Ayşe tatile çıkacak mı?

gazap17

New member
Ayşe tatile çıkacak mı?

Tekin bir coğrafyada yaşamıyoruz. Üstelik dünya da tekin bir yer değil. Asr-ı Saadet'te Peygamber Efendimizin (s.a.v) arkadaşları, şehrin güvenliği için Medine taşlıklarında geceler boyu devriye gezer, belli noktalarda nöbet tutarlardı. Medine Site Devleti'nin güvenliği için uzak ve yakın mesafelere küçük askeri birlikler (seriyyeler) gönderilir, bazen bu birlikler, günler sonra Medine'ye dönerdi.

Demek oluyor ki, bir devletin güvenliği için sınır ötesi harekât yapmak, öteden beri olagelen bir şeydir ve gerektiğinde zorunluluk arz eder.

Hasılı bu dünyada, güvenlik meselesi her zaman ve herkes için önemli bir sorun olmuştur.
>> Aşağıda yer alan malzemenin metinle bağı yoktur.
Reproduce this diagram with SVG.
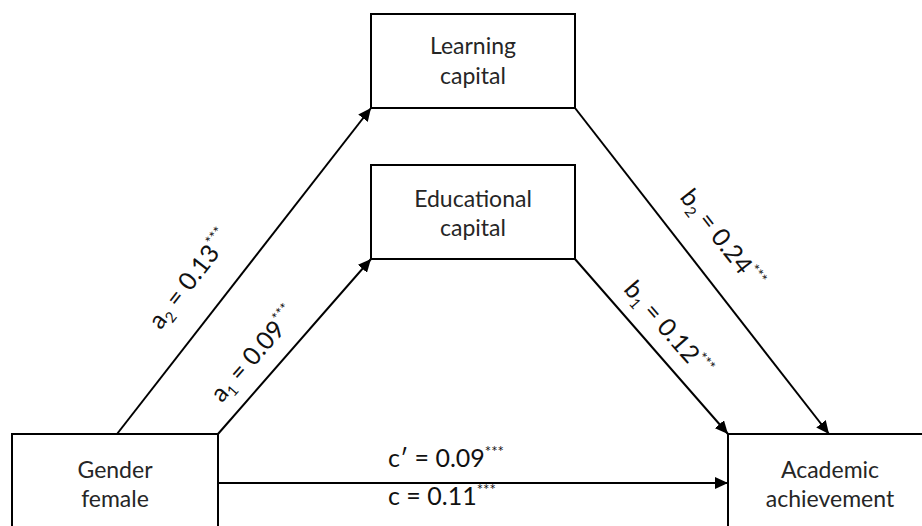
<svg xmlns="http://www.w3.org/2000/svg" width="922" height="526" viewBox="0 0 922 526">
  <defs>
    <marker id="arr" markerUnits="userSpaceOnUse" markerWidth="14" markerHeight="12" refX="13" refY="6" orient="auto">
      <path d="M0,0 L13,6 L0,12 Z" fill="#000"/>
    </marker>
    <style>
      .box { fill: #fff; stroke: #000; stroke-width: 2; }
      .node { font-family: Lato, "Liberation Sans", sans-serif; font-size: 23px; fill: #262626; text-anchor: middle; }
      .lbl { font-family: Lato, "Liberation Sans", sans-serif; font-size: 25px; fill: #111; }
      .sup { font-size: 15px; }
      .sub { font-size: 15px; }
      .edge { stroke: #000; stroke-width: 2; fill: none; marker-end: url(#arr); }
    </style>
  </defs>
  <rect width="922" height="526" fill="#fff"/>

  <g id="connectors">
    <line class="edge" x1="117" y1="434" x2="371" y2="108"/>
    <line class="edge" x1="218" y1="434" x2="371" y2="259"/>
    <line class="edge" x1="575" y1="108" x2="829" y2="434"/>
    <line class="edge" x1="575" y1="259" x2="728" y2="434"/>
    <line class="edge" x1="218" y1="483" x2="728" y2="483"/>
    <text class="lbl" transform="translate(191,280) rotate(-52.1)" text-anchor="middle" y="7">a<tspan class="sub" dy="5">2</tspan><tspan dy="-5"> = 0.13</tspan><tspan class="sup" dy="-10">***</tspan></text>
    <text class="lbl" transform="translate(255,355) rotate(-48.8)" text-anchor="middle" y="7">a<tspan class="sub" dy="5">1</tspan><tspan dy="-5"> = 0.09</tspan><tspan class="sup" dy="-10">***</tspan></text>
    <text class="lbl" transform="translate(721,240) rotate(52.1)" text-anchor="middle" y="7">b<tspan class="sub" dy="5">2</tspan><tspan dy="-5"> = 0.24</tspan><tspan class="sup" dy="-10">***</tspan></text>
    <text class="lbl" transform="translate(667,330) rotate(48.8)" text-anchor="middle" y="7">b<tspan class="sub" dy="5">1</tspan><tspan dy="-5"> = 0.12</tspan><tspan class="sup" dy="-10">***</tspan></text>
    <text class="lbl" x="388" y="467">c′ = 0.09<tspan class="sup" dy="-10">***</tspan></text>
    <text class="lbl" x="388" y="505">c = 0.11<tspan class="sup" dy="-10">***</tspan></text>
  </g>

  <g id="learning">
    <rect class="box" x="371" y="14" width="204" height="94"/>
    <text class="node" x="473" y="54">Learning</text>
    <text class="node" x="473" y="84">capital</text>
  </g>
  <g id="educational">
    <rect class="box" x="371" y="165" width="204" height="94"/>
    <text class="node" x="473" y="207">Educational</text>
    <text class="node" x="473" y="236">capital</text>
  </g>
  <g id="gender">
    <rect class="box" x="12" y="434" width="206" height="110"/>
    <text class="node" x="115" y="478">Gender</text>
    <text class="node" x="115" y="507">female</text>
  </g>
  <g id="achievement">
    <rect class="box" x="728" y="434" width="210" height="110"/>
    <text class="node" x="830" y="478">Academic</text>
    <text class="node" x="830" y="507">achievement</text>
  </g>
</svg>
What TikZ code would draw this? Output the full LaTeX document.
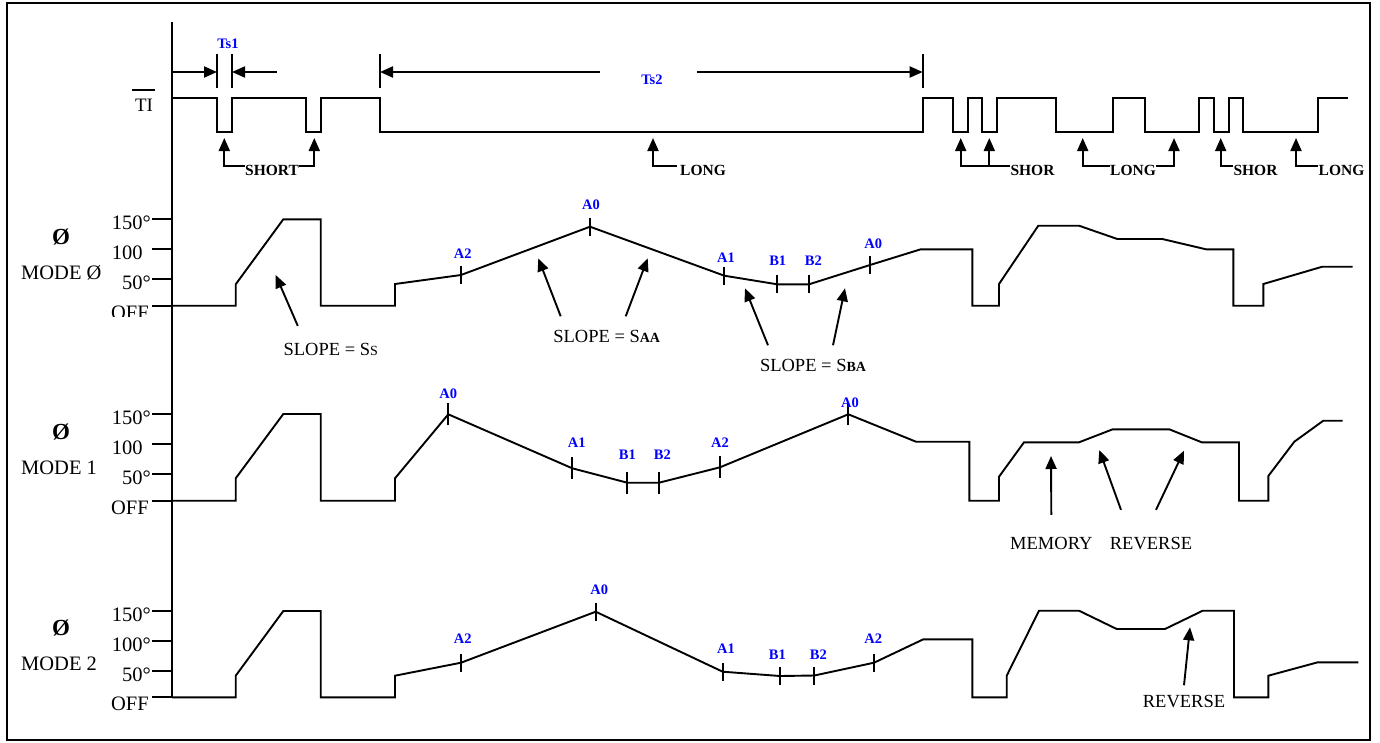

Dün gibi hatırlıyorum; Marmara İlâhiyat'ta öğretim üyesi olan Emin Işık Hocamız, bir gün derste, pencereden dışarıya doğru bir süre bakıp, kederli bir yüzle sınıfa dönerek; “Arkadaşlar, bu ülkede güvenlik meselesi her zaman birinci derecede önemli olmuştur” dedi. Hepimizin ağzı bir karış açılmıştı, hocamız devam etti: “Hatta Batılıların Muhteşem Süleyman dediği, bizim ulu sultanımız Kanuni Sultan Süleyman Han zamanında bile. Hem de İstanbul'da, payitahtta, başkentte. Oysa Kanuni zamanı, Türk Çağı olarak bilinir ve öyledir de.”

Şaşırıp kalmış, hocanın ağzına bakıyorduk. Hoca kederli, hoca meyustu. Derin bir kaygı vardı yüzünde. Şöyle dedi bakışlarını üzerimizde gezdirerek:

“Yeniçeri şehre girip, bazı yanlış işler yapıyordu. Mesele iç güvenlik meselesiydi anlayacağınız. Zaten sınırlar her zaman tehlike arz eder.”

Batılıların bir sözü vardır, “Safety first”. Bunun Türkçe karşılığı, “Önce emniyet” demektir ve bazı işletmelerin duvarlarına bu ifadenin yazıldığını çoğumuz görmüşüzdür.

Evet, önce emniyet… Güvenlik yoksa ve tehlikedeyse, hiçbir şey yoktur ve var olan şeyler de tehlikede demektir. Bir hatırlatma yapalım: Dinler de güvenlik için vardır ve bu amaçla Allah (c.c) tarafından gönderilmişlerdir. Dini hayatı nasıl tanzim edeceğimizi bize öğreten ilmihal kitaplarında dini yasaların gönderiliş amacı beş madde halinde şöyle açıklanır:
1. Akıl emniyeti,
2. Nesil emniyeti,
3. Can emniyeti,
4. Mal emniyeti,
5. İnanç (hürriyeti) emniyeti. (*)

Dinlerin gönderiliş gayesi, görüldüğü üzere, insan ve insana ait değerlerin korunmasına yöneliktir.

Hz. Peygamber (s.a.v), “Şeriat kılıçların gölgesindedir” buyurmuşlardır. Bu hadis-i şerifte geçen “şeriat”, İslâm hukuku anlamına gelir. Demek oluyor ki sosyal hayatı tanzim eden (düzenleyen) hukuk düzeni, ancak kılıçla korunabilir. Kılıçtan kasıt, iç ve dış güvenlikten sorumlu devlet birimleridir. Millet olarak, huzur ve güvenimizin bekçisi olan güvenlik birimlerimizin üzerine titremeli, onların morallerini yüksek tutmalıyız.

İnsanoğlu, başta güvenlik kaygısı olmak üzere, sosyal ve ekonomik nedenlerle tarih boyunca çareler aramış, devlet kurumu, bu mülâhazalarla (düşüncelerle) ortaya çıkmıştır.

Türkiye, içinde yaşadığınız şu günlerde ciddi güvenlik sorunlarıyla karşı karşıyadır ve ülke güvenliği, sadece ilgili birimlere havale edilemeyecek kadar önemlidir. Vatandaş olarak, iki bin altı yüz yıllık geçmişi olan Türk Ordusu'nun tecrübe ve öngörülerini ciddiye almalı, mevcut yasalar içinde ve sorumluluk bilinciyle hareket etmeliyiz.
_______________________________________

(*) İslâm Dini, Ahmed Hamdi Akseki, D.İ.B. Yayını, Sh. 88, 1966, Ankara.